> [Stated task]
Return the lines that follow, exactly as they appear, from the first through the one containing "(11, 4), (12, -1)]"; no pictures are to be included.

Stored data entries
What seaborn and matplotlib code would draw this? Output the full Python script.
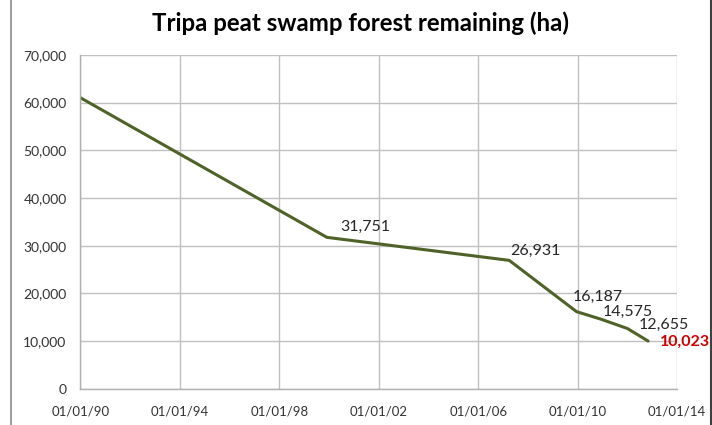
import matplotlib
matplotlib.use("Agg")
import matplotlib.pyplot as plt
import matplotlib.dates as mdates
from matplotlib.lines import Line2D
from matplotlib.ticker import FuncFormatter
import pandas as pd
import seaborn as sns

# data
dates = ["1990-01-01", "1999-12-01", "2007-04-01", "2009-12-15",
         "2010-12-15", "2012-01-01", "2012-11-01"]
hectares = [61000, 31751, 26931, 16187, 14575, 12655, 10023]
labels = ["", "31,751", "26,931", "16,187", "14,575", "12,655", "10,023"]
label_offsets = [(0, 0), (13, 10), (1, 9), (-4, 15), (1, 7), (11, 4), (12, -1)]

df = pd.DataFrame({"date": pd.to_datetime(dates), "ha": hectares})

sns.set_theme(style="whitegrid")
plt.rcParams["font.family"] = ["Lato", "DejaVu Sans"]

fig = plt.figure(figsize=(7.12, 4.25), dpi=100)
ax = fig.add_axes([0.113, 0.085, 0.838, 0.786])

sns.lineplot(data=df, x="date", y="ha", ax=ax, color="#4F6228", linewidth=2.2)

for d, v, lab, off in zip(df["date"], hectares, labels, label_offsets):
    if not lab:
        continue
    last = lab == labels[-1]
    ax.annotate(lab, (mdates.date2num(d), v), xytext=off, textcoords="offset pixels",
                ha="left", va="center", fontsize=11.5,
                color="#D00000" if last else "#262626",
                fontweight="bold" if last else "normal")

ax.set_xlim(pd.Timestamp("1990-01-01"), pd.Timestamp("2014-01-01"))
ax.set_ylim(0, 70000)
ax.set_xticks(pd.to_datetime([f"{y}-01-01" for y in range(1990, 2015, 4)]))
ax.xaxis.set_major_formatter(mdates.DateFormatter("%d/%m/%y"))
ax.set_yticks(range(0, 70001, 10000))
ax.yaxis.set_major_formatter(FuncFormatter(lambda v, p: f"{int(v):,}"))

ax.grid(True, color="#C0C0C0", linewidth=1)
for side in ["top", "right"]:
    ax.spines[side].set_visible(False)
for side in ["left", "bottom"]:
    ax.spines[side].set_color("#B0B0B0")
    ax.spines[side].set_linewidth(1)
ax.tick_params(axis="both", which="major", length=4, width=1, color="#B0B0B0",
               labelsize=9.5, labelcolor="#333333", direction="out")
ax.tick_params(axis="y", labelsize=10, pad=6)
ax.tick_params(axis="x", pad=8)
ax.set_xlabel("")
ax.set_ylabel("")

fig.text(0.507, 0.945, "Tripa peat swamp forest remaining (ha)", ha="center", va="center",
         fontsize=17.3, fontweight="bold", color="#000000")

# slide frame edges
fig.add_artist(Line2D([0.015, 0.015], [0, 1], transform=fig.transFigure, color="#A0A0A0", linewidth=1.5))
fig.add_artist(Line2D([0.998, 0.998], [0, 1], transform=fig.transFigure, color="#404040", linewidth=1.5))

fig.savefig("out.png", dpi=100)
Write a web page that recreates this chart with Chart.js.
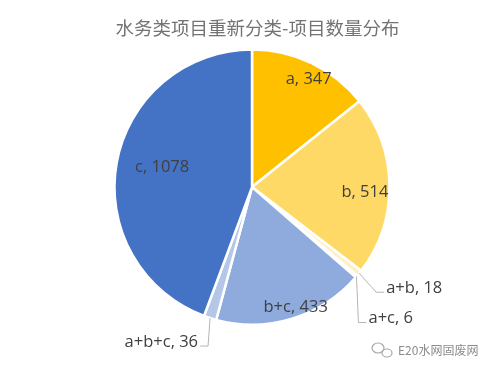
<!DOCTYPE html>
<html>
<head>
<meta charset="utf-8">
<style>
  html, body { margin: 0; padding: 0; background: #fff; overflow: hidden; }
  #box { width: 494px; height: 372px; position: relative; }
</style>
<script src="https://cdn.jsdelivr.net/npm/chart.js@4/dist/chart.umd.min.js"></script>
</head>
<body>
<div id="box"><canvas id="grafica"></canvas></div>
<script>
// ── DATOS ─────────────────────────────────────────────
const categorias = ['a', 'b', 'a+b', 'a+c', 'b+c', 'a+b+c', 'c'];
const valores    = [347, 514, 18, 6, 433, 36, 1078];
const colores    = ['#FFC000', '#FFD966', '#FFF0C4', '#FFF6DC', '#8FAADC', '#B4C7E7', '#4472C4'];
const titulo     = '水务类项目重新分类-项目数量分布';
const marcaAgua  = 'E20水网固废网';

// etiquetas dentro del pastel: [radio, ajuste de ángulo en grados]
const etiquetasDentro = { 'a': [122, 2], 'b': [113, 3], 'b+c': [128, -3], 'c': [92, 2] };
// etiquetas fuera: codo de la línea guía y final, relativos al borde del sector
const etiquetasFuera = {
    'a+b':   [[17, 19], [25, 19]],
    'a+c':   [[2, 46], [10, 46]],
    'a+b+c': [[-2, 28], [-10, 28]]
};

const fuenteTexto = '16.5px "Open Sans", "Noto Sans", sans-serif';

const pluginEtiquetas = {
    id: 'etiquetas',
    afterLayout(chart) {
        // el título del original está algo a la derecha del pastel
        chart.titleBlock.left += 11;
    },
    afterDatasetsDraw(chart) {
        const c = chart.ctx;
        const arcos = chart.getDatasetMeta(0).data;
        c.save();
        c.font = fuenteTexto;
        c.textBaseline = 'middle';
        arcos.forEach((arco, i) => {
            const cat = categorias[i];
            const texto = cat + ', ' + valores[i];
            const medio = (arco.startAngle + arco.endAngle) / 2;
            if (etiquetasDentro[cat]) {
                const [r, giro] = etiquetasDentro[cat];
                const ang = medio + giro * Math.PI / 180;
                c.fillStyle = '#404040';
                c.textAlign = 'center';
                c.fillText(texto, arco.x + r * Math.cos(ang), arco.y + r * Math.sin(ang));
            } else {
                const x0 = arco.x + arco.outerRadius * Math.cos(medio);
                const y0 = arco.y + arco.outerRadius * Math.sin(medio);
                const [codo, fin] = etiquetasFuera[cat];
                c.strokeStyle = '#b5b5b5';
                c.lineWidth = 1;
                c.beginPath();
                c.moveTo(x0, y0);
                c.lineTo(x0 + codo[0], y0 + codo[1]);
                c.lineTo(x0 + fin[0], y0 + fin[1]);
                c.stroke();
                const dir = fin[0] > codo[0] ? 1 : -1;
                c.fillStyle = '#404040';
                c.textAlign = dir > 0 ? 'left' : 'right';
                c.fillText(texto, x0 + fin[0] + dir * 2, y0 + fin[1] - 4);
            }
        });

        // marca de agua abajo a la derecha
        c.strokeStyle = '#a8a8a8';
        c.lineWidth = 1.2;
        c.beginPath();
        c.ellipse(378, 348, 6, 5, 0, 0, Math.PI * 2);
        c.stroke();
        c.beginPath();
        c.ellipse(387, 353, 5, 4, 0, 0, Math.PI * 2);
        c.stroke();
        c.font = '12px "Noto Sans CJK SC", sans-serif';
        c.fillStyle = '#8c8c8c';
        c.textAlign = 'left';
        c.fillText(marcaAgua, 398, 350);
        c.restore();
    }
};

document.addEventListener('DOMContentLoaded', function () {
    new Chart(document.getElementById('grafica'), {
        type: 'pie',
        data: {
            labels: categorias,
            datasets: [{
                data: valores,
                backgroundColor: colores,
                borderColor: '#ffffff',
                borderWidth: 2.5
            }]
        },
        options: {
            responsive: true,
            maintainAspectRatio: false,
            animation: false,
            radius: 137.5,
            layout: { padding: { left: 10, right: 0, top: 0, bottom: 46 } },
            plugins: {
                legend: { display: false },
                tooltip: { enabled: false },
                title: {
                    display: true,
                    text: titulo,
                    color: '#737373',
                    font: { family: '"Noto Sans CJK SC", sans-serif', size: 18.5, weight: 'normal' },
                    padding: { top: 17, bottom: 9 }
                }
            }
        },
        plugins: [pluginEtiquetas]
    });
});
</script>
</body>
</html>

> [The reply]
What seaborn and matplotlib code would draw this? Output the full Python script.
import matplotlib
matplotlib.use("Agg")
import matplotlib.pyplot as plt
import matplotlib.dates as mdates
from matplotlib.lines import Line2D
from matplotlib.ticker import FuncFormatter
import pandas as pd
import seaborn as sns

# data
dates = ["1990-01-01", "1999-12-01", "2007-04-01", "2009-12-15",
         "2010-12-15", "2012-01-01", "2012-11-01"]
hectares = [61000, 31751, 26931, 16187, 14575, 12655, 10023]
labels = ["", "31,751", "26,931", "16,187", "14,575", "12,655", "10,023"]
label_offsets = [(0, 0), (13, 10), (1, 9), (-4, 15), (1, 7), (11, 4), (12, -1)]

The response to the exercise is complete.